The calculation of INT8

hhhh · August 6, 2019, 3:32am

How is INT8 computation invoked in TVM?In which part of the code is INT8 evaluated?
for instance:
def bench(name, batch):
sym, data_shape = get_network(name, batch)
data_shape = data_shape[0][1]
sym, params = relay.frontend.from_mxnet(sym, {‘data’: data_shape})
sym, params = tvm.relay.testing.create_workload(sym)
with relay.quantize.qconfig(skip_k_conv=0, round_for_shift=True):
sym = relay.quantize.quantize(sym, params)

with relay.build_module.build_config(opt_level=3):
    graph, lib, params = relay.build(sym, 'cuda', 'llvm', params=params)
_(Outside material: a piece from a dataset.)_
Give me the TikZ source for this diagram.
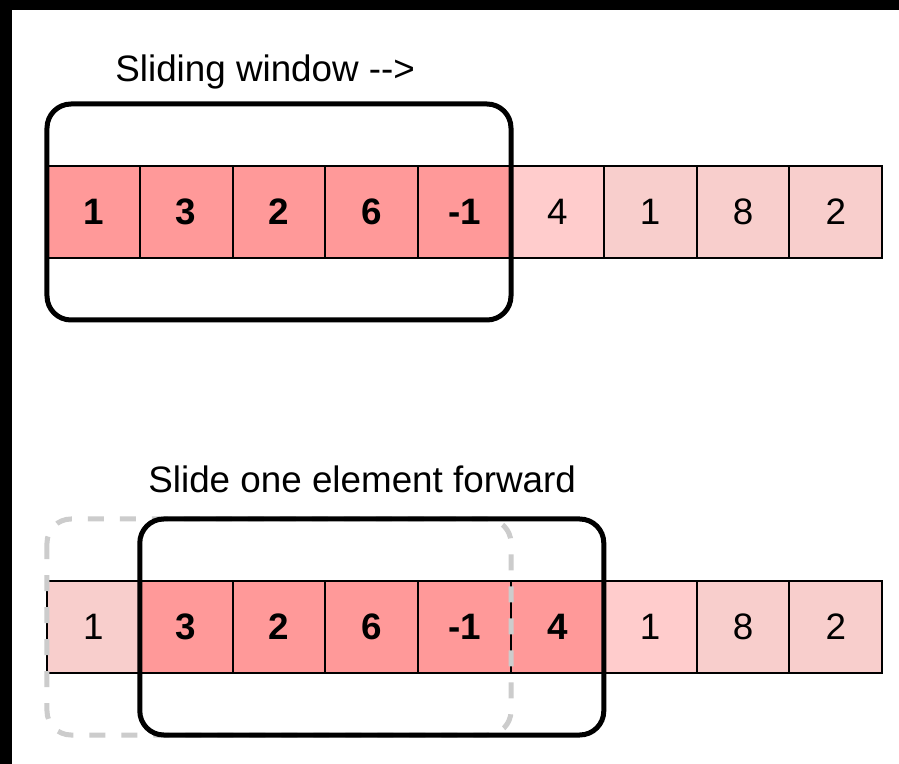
\documentclass[tikz,border=0pt]{standalone}
\usepackage{fontspec}
\setmainfont{Liberation Sans}
\usepackage{xcolor}
\usepackage{tikz}
\usetikzlibrary{positioning}
\definecolor{hotcell}{HTML}{FF9999}
\definecolor{nextcell}{HTML}{FFCCCC}
\definecolor{restcell}{HTML}{F8CECC}
\definecolor{oldwin}{HTML}{CCCCCC}

\begin{document}
\begin{tikzpicture}[node distance=0pt,font=\fontsize{18.4}{22}\selectfont,
		cell/.style={draw,line width=1pt,minimum width=46.4pt,minimum height=46pt,inner sep=0pt,outer sep=0pt},
		hot/.style={cell,fill=hotcell,font=\fontsize{18.4}{22}\selectfont\bfseries},
		next/.style={cell,fill=nextcell},
		rest/.style={cell,fill=restcell},
		window/.style={line width=2.5pt,rounded corners=12pt},
		oldwindow/.style={window,oldwin,dash pattern=on 8pt off 8pt},
		caption/.style={anchor=base west,inner sep=0pt}]
		% frame of the screenshot
		\fill[black] (-23.5pt,83pt) rectangle (426pt,-299pt);
		\fill[white] (-17.5pt,78pt) rectangle (426pt,-299pt);

		% first row
		\node[caption] (title1) at (34pt,42pt) {Sliding window -\kern0pt->};
		\node[hot,anchor=north west] (a1) at (0,0) {1};
		\node[hot] (a2) [right=of a1] {3};
		\node[hot] (a3) [right=of a2] {2};
		\node[hot] (a4) [right=of a3] {6};
		\node[hot] (a5) [right=of a4] {-1};
		\node[next] (a6) [right=of a5] {4};
		\node[rest] (a7) [right=of a6] {1};
		\node[rest] (a8) [right=of a7] {8};
		\node[rest] (a9) [right=of a8] {2};
		\draw[window] ([yshift=31pt]a1.north west) rectangle ([yshift=-31pt]a5.south east);

		% second row
		\node[caption] (title2) at (50.5pt,-163.5pt) {Slide one element forward};
		\node[rest,anchor=north west] (b1) at (0,-207.5pt) {1};
		\node[hot] (b2) [right=of b1] {3};
		\node[hot] (b3) [right=of b2] {2};
		\node[hot] (b4) [right=of b3] {6};
		\node[hot] (b5) [right=of b4] {-1};
		\node[hot] (b6) [right=of b5] {4};
		\node[next] (b7) [right=of b6] {1};
		\node[rest] (b8) [right=of b7] {8};
		\node[rest] (b9) [right=of b8] {2};
		\draw[oldwindow] ([yshift=31pt]b1.north west) rectangle ([yshift=-31pt]b5.south east);
		\draw[window] ([yshift=31pt]b2.north west) rectangle ([yshift=-31pt]b6.south east);
\end{tikzpicture}
\end{document}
m = graph_runtime.create(graph, lib, ctx)
x = np.random.uniform(size=data_shape)
data_tvm = tvm.nd.array(x.astype('float32'))
m.set_input("data", data_tvm)
m.set_input(**{k:tvm.nd.array(v, ctx) for k, v in params.items()})
m.run()
e = m.module.time_evaluator("run", ctx, number=2000, repeat=3)
t = e(data_tvm).results
t = np.array(t) * 1000

In this code, I don’t know whether INT8 calculation is defined in the quantization process or through module

thierry · August 6, 2019, 10:45pm

relay.quantize.qconfig(skip_k_conv=0, round_for_shift=True) will apply the quantization to the Relay program. This will affect the operators that the network uses.

relay.build builds your workload into a module m that you can execute when you invoke m.run()